L, yes, CPI is low but "money supply" in the abstract sense is out of control, this is the flip side of land and share price bubbles, the two go hand in hand. Well, yes. That's what I was saying.

L, govt bond rates are ultimately set "by the market" not by the BoE. True. But in the meantime the Bank of E is doing what it can to rig market forces. Sooner or later that will come home to bite them in the arse.

Mark Wadsworth said...

F, agreed.

SL, agreed.

IB, Basel Regs are made-up after the event.

Maybe banks are supposed to only be 95% deposits/bonds and 5% share capital/retained profits.

Point is that loans out are 100% and deposits/loans in are 95%.
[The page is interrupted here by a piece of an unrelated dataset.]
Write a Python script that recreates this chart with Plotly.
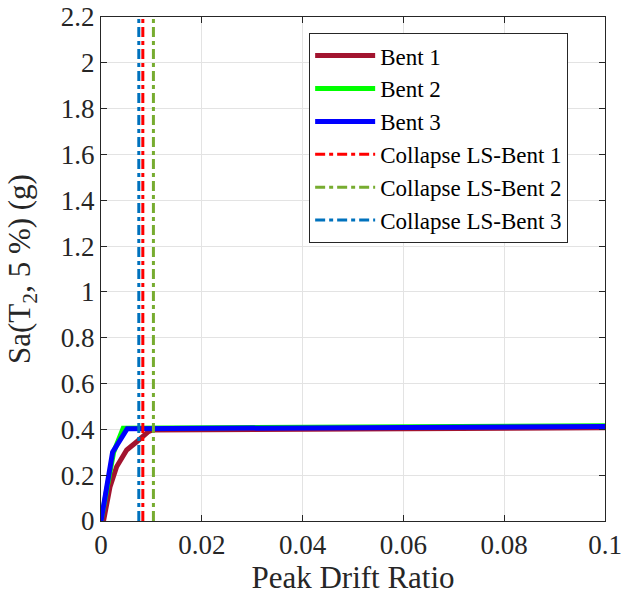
import plotly.graph_objects as go

# Data
bent1_x = [0.0005, 0.0018, 0.0031, 0.0051, 0.0071, 0.0094, 0.0102, 0.03, 0.06, 0.1]
bent1_y = [0.0, 0.15, 0.237, 0.31, 0.346, 0.39, 0.397, 0.400, 0.404, 0.407]
bent2_x = [0.0, 0.0015, 0.0025, 0.0044, 0.03, 0.06, 0.1]
bent2_y = [0.0, 0.20, 0.30, 0.405, 0.408, 0.412, 0.416]
bent3_x = [0.0, 0.0023, 0.0052, 0.03, 0.06, 0.1]
bent3_y = [0.0, 0.30, 0.403, 0.405, 0.408, 0.412]
collapse_x = [0.0083, 0.0104, 0.0075]
collapse_names = ["Collapse LS-Bent 1", "Collapse LS-Bent 2", "Collapse LS-Bent 3"]
y_span = [0, 2.2]
x_ticks = [0, 0.02, 0.04, 0.06, 0.08, 0.1]
x_tick_labels = ["0", "0.02", "0.04", "0.06", "0.08", "0.1"]
y_ticks = [0, 0.2, 0.4, 0.6, 0.8, 1, 1.2, 1.4, 1.6, 1.8, 2, 2.2]
y_tick_labels = ["0", "0.2", "0.4", "0.6", "0.8", "1", "1.2", "1.4", "1.6", "1.8", "2", "2.2"]

font_family = "Liberation Serif"
dark = "#262626"

fig = go.Figure()
fig.add_trace(go.Scatter(x=bent1_x, y=bent1_y, mode="lines", name="Bent 1",
                         line=dict(color="#A2142F", width=5)))
fig.add_trace(go.Scatter(x=bent2_x, y=bent2_y, mode="lines", name="Bent 2",
                         line=dict(color="#00FF00", width=5)))
fig.add_trace(go.Scatter(x=bent3_x, y=bent3_y, mode="lines", name="Bent 3",
                         line=dict(color="#0000FF", width=5)))
collapse_colors = ["#FF0000", "#77AC30", "#0072BD"]
for xv, nm, c in zip(collapse_x, collapse_names, collapse_colors):
    fig.add_trace(go.Scatter(x=[xv, xv], y=y_span, mode="lines", name=nm,
                             line=dict(color=c, width=3, dash="10px,4px,4px,4px")))

axis_common = dict(
    showline=True, linecolor=dark, linewidth=1, mirror="ticks",
    ticks="inside", ticklen=6, tickcolor=dark,
    showgrid=True, gridcolor="#e3e3e3", gridwidth=1,
    zeroline=False, automargin=False,
    tickfont=dict(family=font_family, size=27, color=dark),
)

fig.update_layout(
    width=623, height=603,
    margin=dict(l=101, r=18, t=17, b=82),
    paper_bgcolor="white", plot_bgcolor="white",
    font=dict(family=font_family, color=dark),
    xaxis=dict(range=[0, 0.1], tickvals=x_ticks, ticktext=x_tick_labels,
               title=dict(text="Peak Drift Ratio", font=dict(family=font_family, size=31, color=dark), standoff=6),
               **axis_common),
    yaxis=dict(range=[0, 2.2], tickvals=y_ticks, ticktext=y_tick_labels,
               title=dict(text="Sa(T<sub>2</sub>, 5 %) (g)", font=dict(family=font_family, size=31, color=dark), standoff=20),
               **axis_common),
    legend=dict(x=0.413, y=0.968, xanchor="left", yanchor="top",
                bgcolor="white", bordercolor=dark, borderwidth=1,
                font=dict(family=font_family, size=23, color="black"),
                itemwidth=60, tracegroupgap=0),
    showlegend=True,
)

fig.write_html("out.html", config={"displayModeBar": False},
               post_script="document.body.style.margin='0px';")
That 5% "buffer" is fairly meaningless in the grander scheme of things.

For example, imagine that a bank has £5 share capital and £5 in the safe, but nobody wants to borrow anything or deposit with them. The other £95 does not come into existence on either side until people borrow from them and other people deposit with them.

Din, we've done QE over and over. All that happened was that the BoE swapped long term debts for short term debts.

Before QE:
BoE owes banks, pensions companies etc £375 bn long term bonds.

After QE:
BoE owes banks, pensions companies etc £375 bn short term.

(As an accounting fiction, one part of the BoE owes another part £375 bn long term bonds, ignore this bit).

L, yes, the BoE appear to be rigging things and getting away with it, but sooner or later the markets will come back and bite them - i.e. us taxpayers - in the arse.

Lola said...

MW. Ah yes. But when? If we can work that out we can make a killing.

Dinero said...

banks can satisfy regulatory capital by charging a loan arrangement fee.


For example a 5% requirement

capital = assets - liabilaties.

therefore if someone borrows £100 and pays a £5 arrangement fee

assets = £100

liabilaties =£95

and capital = £5 = 5% which satisfies regulatory capital.

Mark Wadsworth said...

L, that is the multi-billion dollar question :-)

Din, that is an excellent example.

A lot of banks now charge interest up front aka "arrangement fees" presumably partly for this reason and partly because they can book it as profits on Day One (in exchange for slightly lower profits over the next 25 years).

Lola said...

MW. But with 'your brain the size of a planet' I am sure you can work it out....

Lola said...

Din and MW.

Mortgage lenders have been doing up front profit fees for years. Mostly up front fees on fixed rate loans mortgages cover the 'loss' of interest in the fixed rate period, plus a not inconsiderable bit.

Mark Wadsworth said...

L, I wish I could but I've used up my nine lives and have retired from the speculating game.

As to up front fees, have they? I took out a ten-year fixed rate in 19998 from The Halifax and there was no up front charge.

There was penalty interest if I repaid early, fair enough.

Lola said...

MW. Yep, 1998 would have been OK. But as you have already said previously, and as I agreed and observed at the time, by 2001 / 2003 it was all getting very silly.

The best deals from then on were low spread whole of term trackers, often at base plus 0.5% and I did quite a few of those (on the basis that you couldn't really lose at a spread of 0.5%).

Got a lot of happy clients now...!

Pablo said...

MW: these Positive Money people always trip themselves up in the end because they don't quite understand things properly. Nearly but not quite
What about Zarlenga over at AMI - do ya reckon he's got a grip?